▶ **WHAT TO WORK ON**
Your output is the lines from the first one to the one containing "color: '#000', width: 1.5", repeated exactly, with images left out.
***** GIVEN MATERIAL *****
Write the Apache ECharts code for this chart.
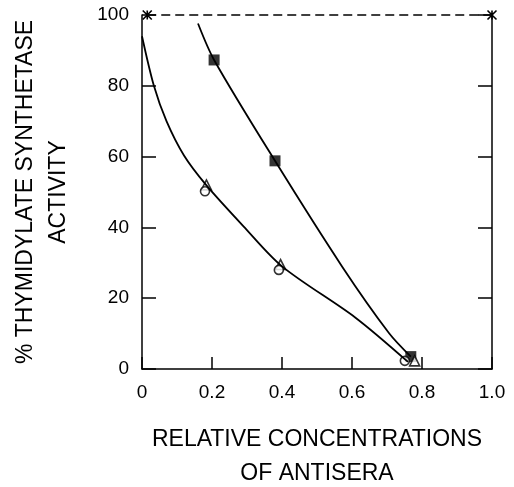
<!DOCTYPE html>
<html>
<head>
<meta charset="utf-8">
<script src="https://cdn.jsdelivr.net/npm/echarts@6/dist/echarts.min.js"></script>
<style>
  html, body { margin: 0; padding: 0; background: #fff; }
  #chart { width: 514px; height: 487px; }
</style>
</head>
<body>
<div id="chart"></div>
<script>
// 数据
var xTicks = [0, 0.2, 0.4, 0.6, 0.8, 1.0];
var xTickLabels = ['0', '0.2', '0.4', '0.6', '0.8', '1.0'];
var yTickLabels = ['0', '20', '40', '60', '80', '100'];

// 对照（无抗血清）
var controlPts = [[0.015, 100], [1.0, 100]];
// 实心方块
var squarePts = [[0.206, 87.3], [0.38, 58.8], [0.768, 3.5]];
// 空心三角
var trianglePts = [[0.184, 52], [0.396, 29.5], [0.779, 2.3]];
// 空心圆
var circlePts = [[0.18, 50.2], [0.391, 28], [0.751, 2.3]];
// 拟合曲线（沿图中曲线读点）
var upperCurve = [[0.16, 97.6], [0.206, 87.3], [0.38, 58.8], [0.572, 28.9], [0.706, 10.1], [0.768, 3.5]];
var lowerCurve = [[0.0, 94], [0.034, 80], [0.07, 70], [0.12, 60.3], [0.183, 52], [0.29, 40.3],
                  [0.40, 29], [0.61, 14.5], [0.76, 2]];

var FONT = "'Liberation Sans', Arial, sans-serif";

function initChart() {
    var myChart = echarts.init(document.getElementById('chart'));

    var axisLineStyle = { color: '#000', width: 1.5 };

    var option = {
        animation: false,
        backgroundColor: '#fff',
        grid: {
            left: 142,
            right: 22,
            top: 15,
            bottom: 118,
            containLabel: false,
            outerBoundsMode: 'none'
        },
        xAxis: {
            type: 'value',
            min: 0,
            max: 1,
            interval: 0.2,
            name: 'RELATIVE CONCENTRATIONS\nOF ANTISERA',
            nameLocation: 'middle',
            nameGap: 54,
            nameTextStyle: {
                fontFamily: FONT,
                fontSize: 23,
                color: '#000',
                lineHeight: 34
            },
            axisLine: { lineStyle: axisLineStyle },
            axisTick: {
                inside: true,
                length: 12,
                lineStyle: axisLineStyle
            },
            splitLine: { show: false },
            axisLabel: {
                margin: 14,
                fontFamily: FONT,
                fontSize: 19,
                color: '#000',
                formatter: function (v) {
                    var i = xTicks.indexOf(Math.round(v * 10) / 10);
                    return i >= 0 ? xTickLabels[i] : '';
                }
            }
        },
        yAxis: [
            {
                type: 'value',
                min: 0,
                max: 100,
                interval: 20,
                name: '% THYMIDYLATE SYNTHETASE\nACTIVITY',
                nameLocation: 'middle',
                nameGap: 67,
                nameTextStyle: {
                    fontFamily: FONT,
                    fontSize: 23,
                    color: '#000',
                    lineHeight: 33
                },
                axisLine: { show: true, lineStyle: axisLineStyle },
                axisTick: {
                    show: true,
                    inside: true,
                    length: 14,
                    lineStyle: axisLineStyle
                },
                splitLine: { show: false },
                axisLabel: {
                    margin: 13,
                    fontFamily: FONT,
                    fontSize: 19,
                    color: '#000',
                    formatter: function (v) {
                        return yTickLabels[Math.round(v / 20)];
                    }
                }
            },
            {
                type: 'value',
                position: 'right',
                min: 0,
                max: 100,
                interval: 20,
                axisLine: { show: true, lineStyle: axisLineStyle },
                axisTick: {
                    show: true,
                    inside: true,
                    length: 14,
                    lineStyle: axisLineStyle
                },
                axisLabel: { show: false },
                splitLine: { show: false }
            }
        ],
        series: [
            {
                name: 'upper',
                type: 'line',
                data: upperCurve,
                smooth: 0.3,
                showSymbol: false,
                symbol: 'none',
                clip: false,
                lineStyle: { color: '#000', width: 1.8 }
            },
            {
                name: 'lower',
                type: 'line',
                data: lowerCurve,
                smooth: 0.3,
                showSymbol: false,
                symbol: 'none',
                clip: false,
                lineStyle: { color: '#000', width: 1.8 }
            },
            {
                name: 'control',
                type: 'line',
                data: controlPts,
                clip: false,
                symbol: 'path://M0,0L10,10M10,0L0,10M5,0L5,10',
                symbolSize: 9,
                itemStyle: { color: '#000', borderColor: '#000', borderWidth: 1.6 },
                lineStyle: { color: '#000', width: 1.6, type: [9, 5] }
            },
            {
                name: 'square',
                type: 'scatter',
                data: squarePts,
                clip: false,
                symbol: 'rect',
                symbolSize: 11,
                itemStyle: { color: '#000' }
            },
            {
                name: 'triangle',
                type: 'scatter',
                data: trianglePts,
                clip: false,
                symbol: 'triangle',
                symbolSize: 10,
                itemStyle: { color: '#fff', borderColor: '#000', borderWidth: 1.6 }
            },
            {
                name: 'circle',
                type: 'scatter',
                data: circlePts,
                clip: false,
                symbol: 'circle',
                symbolSize: 9,
                itemStyle: { color: '#fff', borderColor: '#000', borderWidth: 1.6 }
            }
        ]
    };

    myChart.setOption(option);
}

initChart();
</script>
</body>
</html>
*****
▶ **SOLUTION TO THIS EXERCISE**
Write the Apache ECharts code for this chart.
<!DOCTYPE html>
<html>
<head>
<meta charset="utf-8">
<script src="https://cdn.jsdelivr.net/npm/echarts@6/dist/echarts.min.js"></script>
<style>
  html, body { margin: 0; padding: 0; background: #fff; }
  #chart { width: 514px; height: 487px; }
</style>
</head>
<body>
<div id="chart"></div>
<script>
// 数据
var xTicks = [0, 0.2, 0.4, 0.6, 0.8, 1.0];
var xTickLabels = ['0', '0.2', '0.4', '0.6', '0.8', '1.0'];
var yTickLabels = ['0', '20', '40', '60', '80', '100'];

// 对照（无抗血清）
var controlPts = [[0.015, 100], [1.0, 100]];
// 实心方块
var squarePts = [[0.206, 87.3], [0.38, 58.8], [0.768, 3.5]];
// 空心三角
var trianglePts = [[0.184, 52], [0.396, 29.5], [0.779, 2.3]];
// 空心圆
var circlePts = [[0.18, 50.2], [0.391, 28], [0.751, 2.3]];
// 拟合曲线（沿图中曲线读点）
var upperCurve = [[0.16, 97.6], [0.206, 87.3], [0.38, 58.8], [0.572, 28.9], [0.706, 10.1], [0.768, 3.5]];
var lowerCurve = [[0.0, 94], [0.034, 80], [0.07, 70], [0.12, 60.3], [0.183, 52], [0.29, 40.3],
                  [0.40, 29], [0.61, 14.5], [0.76, 2]];

var FONT = "'Liberation Sans', Arial, sans-serif";

function initChart() {
    var myChart = echarts.init(document.getElementById('chart'));

    var axisLineStyle = { color: '#000', width: 1.5 };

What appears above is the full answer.